Des critiques se sont également élevées dans la famille politique du maire de Croix, puisque Arnaud Vanhelle, adjoint UMP au maire de Wasquehal, commune sur laquelle est partiellement implanté le campement de Croix, a affirmé cet après-midi sur Twitter que « cautionner de faire justice soi-même, c’est une déviance terrifiante ». Le responsable des « jeunes pop » de la huitième circonscription du Nord, Pierre-François Lazaro, a de son côté qualifié les propos de Régis Cauche de « grosse erreur ».
L’agriculteur a donné « un coup de semonce, pour dissuader »
À la ferme Acquette, située rue des Ogiers, le ras-le-bol s’est fait sentir ces derniers jours après le vol de plusieurs dizaines d’animaux dans la basse-cour la semaine dernière : deux pintades, trois oies, cinq poules, une quinzaine de canards blancs et deux chèvres ont disparu.
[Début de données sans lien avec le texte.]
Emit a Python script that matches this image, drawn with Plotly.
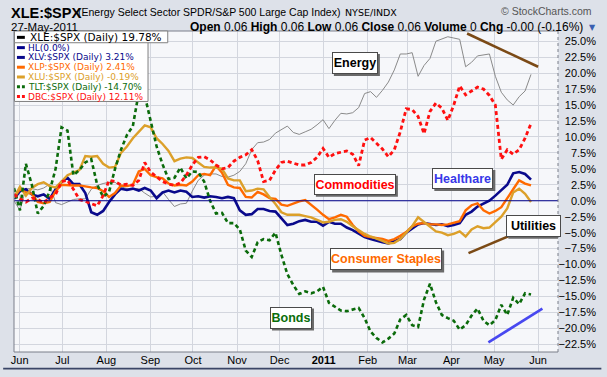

À chaque fois le mode opératoire était identique : des individus se sont introduits dans les prés qui longent la voie ferrée, ont ouvert les étables et sont repartis avec les animaux. Après ces vols perpétrés de mardi à samedi, l’exaspération se fait sentir chez les exploitants croisiens : « En quelques jours, on nous a volé une de nombreux animaux. On a littéralement été pillés. ».
Excédé par ces vols, l’exploitant a veillé sur ses terres dans la nuit de samedi à dimanche : « Il y a des gens qui sont passés près de la voie ferrée et qui venaient vers la ferme, le patron a tiré un coup de feu en l’air. Un coup de semonce pour dissuader. » Depuis cet avertissement, il n’y a eu aucune intrusion dans la propriété.